2項 前項に規定する場合において、買主は、同項の規定による検査により売買の目的物に瑕疵があることまたはその数量に不足があることを発見したときは、直ちに売主に対してその旨の通知を発しなければ、その瑕疵又は数量の不足を理由として契約の解除又は代金減額もしくは損害賠償の請求をすることができない」
と定めております。
要するに、商法においては
「プロの商売人として取引を行っている者同士の取引の場合、商品を受け取った買主は、直ちにその商品の数量、品質等を検査せよ。
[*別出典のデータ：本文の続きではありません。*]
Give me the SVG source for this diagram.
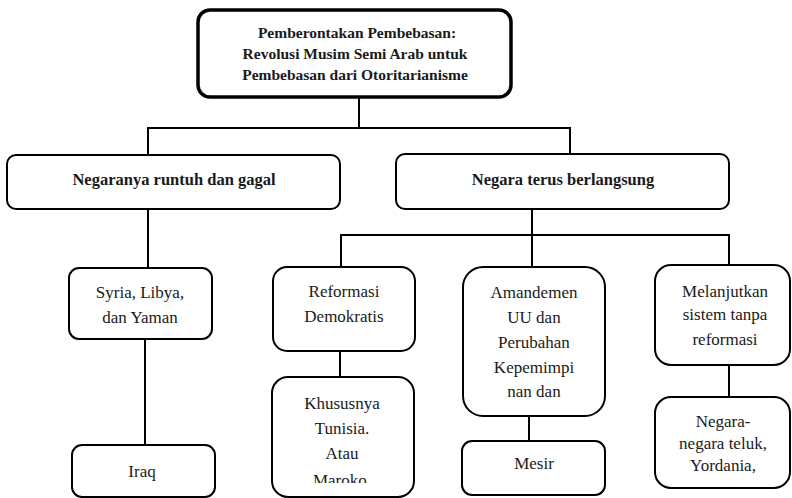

そういう大事なことを怠って、家族旅行等というどうでもいいことを優先するダメな商売人は法的措置を取ることは許さん!」
とされているのです。
モデル助言:
今回は、事態を放置せず
「“木彫りのヘビ”の頭がとれているから壊れていない商品と取り替えろ」
「頼んだ商品と違う」
「数が足りない」
といったことを、直ちに相手に通知すべきでしたね。
こちらが検査義務を懈怠している以上、商法の解釈上、相手に分がありそうです。
大事な商売をほったらかしにして遊びに行ったりするから、バチが当たりましたね。
とはいえ、何とかやり返したいですね。
商法526条の3項は
「売主がその瑕疵または数量の不足につき悪意であった場合には、適用しない」
とも規定しています。
200個のところを120個しか郵送せず、しかも“木彫りのヘビ”に“木彫りのクマ”を混ぜてくるような売主ですから、場合によっては、数量不足等について知っていたにも関わらず、あえて送ってきたことも考えられます。
また、
「ごっつ嫌な匂いがする」
とのことですので、“木彫りのヘビ”の胴体部分の“木の中身”が腐っているのかもしれません。この場合、
「直ちに発見することのできない瑕疵」
に該当することが考えられますので、商品が届いてから6カ月以内であれば別な商品と取り替えるよう請求したり、損害賠償請求することができる場合もあります(商法526条2項第2文)。
ま、このあたりをうまく使って相手に反撃してみましょうかね。